As political events in Cross River State play out, in the run-in to the 2023 elections, my mind has remained firmly fixed on William Tagbo, the central character in Anezionwu Nwankwo Okoro’s 1972 classic, “One Week, One Trouble”. The character Wilson Tagbo, who begins secondary school during the colonial period had more flaws than virtues and got into trouble almost every week with all the authority figures in the school. I remember that he sneakily roasted yams with a refuse heap fire in the school or is it his desperate abandonment of his Bible Knowledge class to go and read the book, “How to Jump Six Feet”, hoping it will aid him get selected into his school house sports list? I cannot forget too that he spiced up that selection by interrupting the school house sports event when he rode the school’s bull, and even tampered with laughing gas in the Chemistry lab.
Tagbo in Okoro’s 112 paged juvenilia unequivocally comes across as an impulsive character whose mischief nearly earned him expulsion from school.
While I was on the streets and witnessed firsthand, the fury unleashed on government property during the EndSars protest in Calabar, it was not lost on me that that fury was driven by seething discontentment at how those knightly ordained to govern us, govern, tacitly shielded from any real connection with the reality on the ground…and the consequences have continued to be serial.
To the present. It appears too difficult for our leaders to understand that political democracy is simply expressed in YES and NO; the acceptance of actions by a majority and then, the acceptance of the majority position by the minority. Our dilemma has simply been that our calculation of majority and minority continues to be recorded in blurred figures suited only for the eyes of those in authority. But if those who govern Cross River State are not disconnected from the people, they would have understood that too many people have become united against them because several family heads and dependents are bearing economic difficulties that gratuities, NOT PAID, would have solved. Our governor is so unaware that those rented rallies at surmounted summits, have become a path to riches for those who are able to convince, or is it confuse him, that the massive printing and distribution of t-shirts to young people, dancing to loud blaring music, will benefit the state more than those who produce and market those t-shirts in Aba.

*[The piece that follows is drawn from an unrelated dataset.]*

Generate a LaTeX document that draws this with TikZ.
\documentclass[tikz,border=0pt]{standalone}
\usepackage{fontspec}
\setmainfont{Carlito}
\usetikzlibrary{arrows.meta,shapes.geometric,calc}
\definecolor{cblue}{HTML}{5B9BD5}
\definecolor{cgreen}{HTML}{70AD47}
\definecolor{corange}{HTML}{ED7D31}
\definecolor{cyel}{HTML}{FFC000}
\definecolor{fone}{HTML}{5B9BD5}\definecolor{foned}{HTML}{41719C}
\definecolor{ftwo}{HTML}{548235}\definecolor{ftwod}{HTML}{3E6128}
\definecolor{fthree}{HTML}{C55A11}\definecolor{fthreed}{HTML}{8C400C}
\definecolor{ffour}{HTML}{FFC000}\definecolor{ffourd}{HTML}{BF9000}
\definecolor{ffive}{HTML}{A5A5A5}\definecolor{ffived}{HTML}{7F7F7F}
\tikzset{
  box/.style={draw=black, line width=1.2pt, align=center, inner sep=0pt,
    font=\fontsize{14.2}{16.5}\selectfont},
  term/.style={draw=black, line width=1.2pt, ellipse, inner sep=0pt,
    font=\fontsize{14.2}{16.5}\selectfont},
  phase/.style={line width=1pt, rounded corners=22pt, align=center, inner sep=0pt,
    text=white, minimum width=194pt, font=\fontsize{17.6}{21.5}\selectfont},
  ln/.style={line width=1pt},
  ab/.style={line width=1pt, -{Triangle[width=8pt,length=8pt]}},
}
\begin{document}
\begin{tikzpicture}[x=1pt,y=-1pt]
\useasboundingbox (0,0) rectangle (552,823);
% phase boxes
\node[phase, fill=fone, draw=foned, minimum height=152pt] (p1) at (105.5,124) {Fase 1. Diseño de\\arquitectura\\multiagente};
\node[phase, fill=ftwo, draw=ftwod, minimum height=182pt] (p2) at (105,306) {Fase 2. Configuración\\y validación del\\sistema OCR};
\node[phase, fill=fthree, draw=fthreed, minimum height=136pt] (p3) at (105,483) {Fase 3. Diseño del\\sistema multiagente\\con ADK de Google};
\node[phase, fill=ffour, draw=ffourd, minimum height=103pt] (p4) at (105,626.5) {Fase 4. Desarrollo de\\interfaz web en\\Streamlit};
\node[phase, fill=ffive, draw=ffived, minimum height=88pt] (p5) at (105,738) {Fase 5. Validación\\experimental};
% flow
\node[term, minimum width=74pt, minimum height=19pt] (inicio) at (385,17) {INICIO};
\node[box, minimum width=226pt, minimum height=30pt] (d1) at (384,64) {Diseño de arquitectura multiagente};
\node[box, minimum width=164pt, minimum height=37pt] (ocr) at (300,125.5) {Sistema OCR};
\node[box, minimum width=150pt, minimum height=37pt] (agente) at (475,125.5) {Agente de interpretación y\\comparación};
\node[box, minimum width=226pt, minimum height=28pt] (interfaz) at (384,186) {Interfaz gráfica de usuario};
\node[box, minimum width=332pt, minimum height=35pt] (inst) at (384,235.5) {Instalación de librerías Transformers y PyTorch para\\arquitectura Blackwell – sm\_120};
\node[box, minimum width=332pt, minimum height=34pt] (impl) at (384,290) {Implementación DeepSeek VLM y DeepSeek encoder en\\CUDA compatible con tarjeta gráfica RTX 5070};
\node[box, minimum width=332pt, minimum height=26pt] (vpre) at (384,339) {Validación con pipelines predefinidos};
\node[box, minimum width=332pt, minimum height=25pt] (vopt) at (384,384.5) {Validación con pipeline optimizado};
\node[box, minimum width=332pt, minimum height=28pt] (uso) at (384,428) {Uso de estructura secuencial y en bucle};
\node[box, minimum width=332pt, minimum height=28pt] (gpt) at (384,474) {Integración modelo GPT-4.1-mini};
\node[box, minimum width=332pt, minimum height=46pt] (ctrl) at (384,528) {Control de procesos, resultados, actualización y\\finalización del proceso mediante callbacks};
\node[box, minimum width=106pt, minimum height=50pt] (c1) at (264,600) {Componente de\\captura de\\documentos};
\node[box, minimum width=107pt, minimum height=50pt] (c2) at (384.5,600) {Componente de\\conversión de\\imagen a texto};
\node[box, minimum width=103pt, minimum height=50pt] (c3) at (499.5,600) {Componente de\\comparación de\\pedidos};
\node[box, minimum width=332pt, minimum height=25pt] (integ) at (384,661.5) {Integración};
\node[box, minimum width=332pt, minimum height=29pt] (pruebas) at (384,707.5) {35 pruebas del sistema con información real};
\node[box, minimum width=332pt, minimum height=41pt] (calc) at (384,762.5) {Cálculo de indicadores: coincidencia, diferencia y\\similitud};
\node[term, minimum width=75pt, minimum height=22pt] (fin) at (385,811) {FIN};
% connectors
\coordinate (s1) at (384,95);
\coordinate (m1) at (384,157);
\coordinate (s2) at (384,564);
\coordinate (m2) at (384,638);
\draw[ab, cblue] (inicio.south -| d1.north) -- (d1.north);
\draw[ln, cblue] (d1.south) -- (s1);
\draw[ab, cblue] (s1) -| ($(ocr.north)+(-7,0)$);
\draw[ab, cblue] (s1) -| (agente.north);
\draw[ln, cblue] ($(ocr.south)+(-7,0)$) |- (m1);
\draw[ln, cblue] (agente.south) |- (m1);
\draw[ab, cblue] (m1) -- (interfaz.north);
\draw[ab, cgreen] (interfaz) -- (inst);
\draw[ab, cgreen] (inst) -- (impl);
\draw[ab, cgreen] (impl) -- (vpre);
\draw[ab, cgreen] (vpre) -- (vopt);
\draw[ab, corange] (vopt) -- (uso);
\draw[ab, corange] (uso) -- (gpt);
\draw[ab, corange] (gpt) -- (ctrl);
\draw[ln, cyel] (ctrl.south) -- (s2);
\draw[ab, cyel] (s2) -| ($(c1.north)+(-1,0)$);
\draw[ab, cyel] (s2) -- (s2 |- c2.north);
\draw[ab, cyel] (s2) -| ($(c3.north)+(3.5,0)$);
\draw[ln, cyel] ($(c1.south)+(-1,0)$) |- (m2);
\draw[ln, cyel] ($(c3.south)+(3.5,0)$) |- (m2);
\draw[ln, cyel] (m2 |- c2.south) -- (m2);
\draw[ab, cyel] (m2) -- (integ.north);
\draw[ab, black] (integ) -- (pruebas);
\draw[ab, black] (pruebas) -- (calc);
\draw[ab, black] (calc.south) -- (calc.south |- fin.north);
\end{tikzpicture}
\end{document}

To a present again. I have consistently maintained that the difference between the PDP and the APC is akin to that marked differences between a security man and a night watchman. Both are one rope, tied to a goat, make the goat no run. Several of those individuals running the affairs of this two parties, know each other, at so close a range that it is so difficult to see where they differ, except in semantics and the sharing of commonwealth slices of cake on the table. You therefore can understand why when they bark at each other, nobody scares anybody.
Permit me to therefore say that, it is an overdrive to believe that if today’s APC in Cross River State, dominated by yesterday’s PDP men, advice a former PDP man that those who ‘sholved’ him aside must be prevented from organising a gathering, it will hold solid water. That gathering was going to hold in Calabar, at the Calabar Sports Club, and it held.

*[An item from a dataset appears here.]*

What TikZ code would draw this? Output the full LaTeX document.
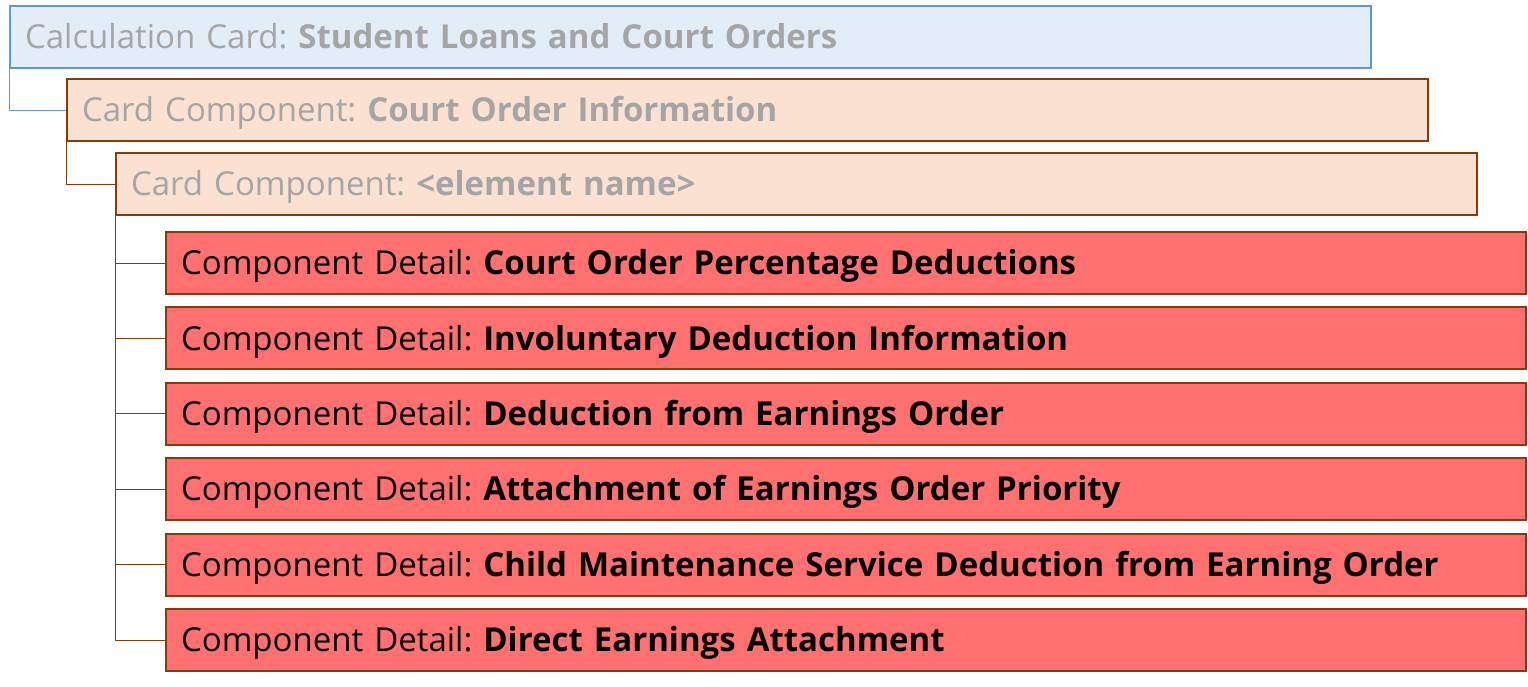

To the “Back to South” movement; see what I think. Apart from the governor’s personal interest, what makes him best suited to select for more than three million of us, a person to elect as governor? Can we be allowed to pick from our collective first eleven instead of wait on Ayade’s calisthenics. Tell me Liyel Imoke did it and I can tell you for free that the political dynamics then and today’s, are different.
If our brothers and sisters in CR South want a CR governor from among them, it cannot be out of place. But then, they must employ political persuasion which will yield better fruits instead of the current abrasive position that has been annoyingly stuck in people’s faces. A friend, an aide of my state governor told me in a text, “if God helps us from the South to succeed, with all the things Central is putting us through because of greed, when we finish we will project North to take another turn, I hope you will like it?” This is the kind of disposition that threatens common sense, even before “their governor ” has emerged.

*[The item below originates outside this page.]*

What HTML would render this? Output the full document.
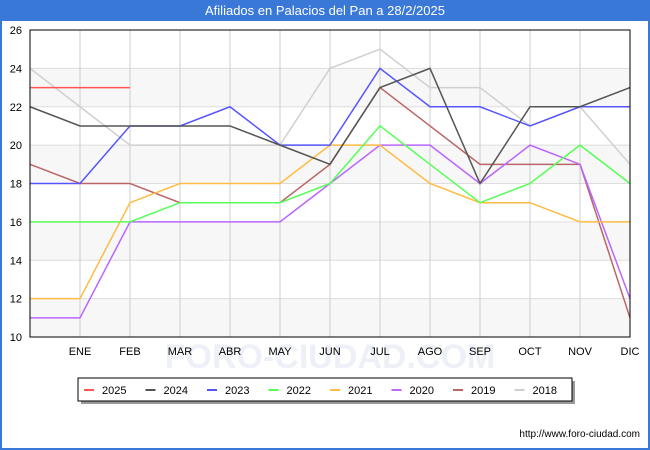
<!DOCTYPE html>
<html><head><meta charset="utf-8"><style>
body{margin:0;background:#fff;font-family:"Liberation Sans",sans-serif;}
#wrap{position:relative;width:650px;height:450px;background:#fff;box-sizing:border-box;border:2px solid #3a78d8;border-top:none;}
</style></head><body>
<div id="wrap">
<svg id="c" width="650" height="450" style="position:absolute;left:-2px;top:0">
<rect x="0" y="0" width="650" height="21" fill="#3a78d8"/>
<text x="325" y="15" text-anchor="middle" font-size="13" fill="#fff">Afiliados en Palacios del Pan a 28/2/2025</text>
<g id="bands"></g><g id="grid"></g>
<text x="330" y="368" text-anchor="middle" font-size="34" fill="#eef0f8" font-weight="bold">FORO-CIUDAD.COM</text>
<g id="series"></g>
<rect x="30" y="30" width="600" height="307" fill="none" stroke="#000" stroke-width="1"/>
<g id="labels"></g>
<rect x="81" y="381" width="494" height="23" fill="#999"/>
<rect x="78" y="378" width="494" height="23" fill="#fff" stroke="#000" stroke-width="1"/>
<g id="legend"></g>
<text x="640" y="437" text-anchor="end" font-size="10" fill="#000">http://www.foro-ciudad.com</text>
</svg></div>
<script>
const months=["","ENE","FEB","MAR","ABR","MAY","JUN","JUL","AGO","SEP","OCT","NOV","DIC"];
const yTicks=[10,12,14,16,18,20,22,24,26];
const years=["2025","2024","2023","2022","2021","2020","2019","2018"];
const colors=["#ff5555","#555555","#5555ff","#55ff55","#ffbb44","#bb66ff","#bb6666","#d0d0d0"];
const s2025=[23,23,23];
const s2024=[22,21,21,21,21,20,19,23,24,18,22,22,23];
const s2023=[18,18,21,21,22,20,20,24,22,22,21,22,22];
const s2022=[16,16,16,17,17,17,18,21,19,17,18,20,18];
const s2021=[12,12,17,18,18,18,20,20,18,17,17,16,16];
const s2020=[11,11,16,16,16,16,18,20,20,18,20,19,12];
const s2019=[19,18,18,17,17,17,19,23,21,19,19,19,11];
const s2018=[24,22,20,20,20,20,24,25,23,23,21,22,19];
const allSeries=[s2025,s2024,s2023,s2022,s2021,s2020,s2019,s2018];
const NS="http://www.w3.org/2000/svg";
const X=i=>30+i*50, Y=v=>337-(v-10)*(307/16);
function mk(t,a,p){const e=document.createElementNS(NS,t);for(const k in a)e.setAttribute(k,a[k]);p.appendChild(e);return e;}
const bands=document.getElementById('bands'),grid=document.getElementById('grid'),labels=document.getElementById('labels');
for(let i=0;i<yTicks.length-1;i+=2){
 const r=mk('rect',{x:30,y:Y(yTicks[i+1]),width:600,height:Y(yTicks[i])-Y(yTicks[i+1]),fill:'#f7f7f7'},bands);
 
 
}
yTicks.forEach(v=>{
 const l=mk('line',{x1:30,x2:630,y1:Y(v),y2:Y(v),stroke:'#ddd'},grid);
 
 
 const t=mk('text',{x:22,y:Y(v)+4,'text-anchor':'end','font-size':11},labels);t.textContent=v;
 
 
});
months.forEach((m,i)=>{
 if(i>0){const l=mk('line',{x1:X(i),x2:X(i),y1:30,y2:337,stroke:'#ccc'},grid);
 
 }
 const t=mk('text',{x:X(i),y:355,'text-anchor':'middle','font-size':11},labels);t.textContent=m;
 
 
});
const sg=document.getElementById('series');
for(let k=allSeries.length-1;k>=0;k--){
 const pts=allSeries[k].map((v,i)=>X(i)+','+Y(v)).join(' ');
 const p=mk('polyline',{points:pts,fill:'none',stroke:colors[k],'stroke-width':1.5},sg);
 
 
}
const lg=document.getElementById('legend');
years.forEach((y,k)=>{
 const x0=84+k*61.5;
 const g=mk('g',{},lg);
 
 
 mk('line',{x1:x0,x2:x0+10,y1:390,y2:390,stroke:colors[k],'stroke-width':2},g);
 const t=mk('text',{x:x0+18,y:394,'font-size':11},g);t.textContent=y;
});
</script></body></html>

That John Owan Enoh, Usani Usani and Chris Agara are on the same political flank, just opened up the game space. This trio show no vehemence, but have only echoed through their personal ambitions and public demonstration, what Democracy permits…a right to vote and be voted for. Added to this is the simple fact that the paralysis of governance in Cross River State has become open food for thought and whoever thinks he/she can, wants to step in and right close to eight years of wrong doing. Those who are calling them names and insisting that what they have done is insubordination, are yet to realize that right now, the action of these men, unlike Tagbo’s, is not impulsive and mischievous, it is simply a clear case of all man for himself and God for all because CRS don cast, like they say on the streets.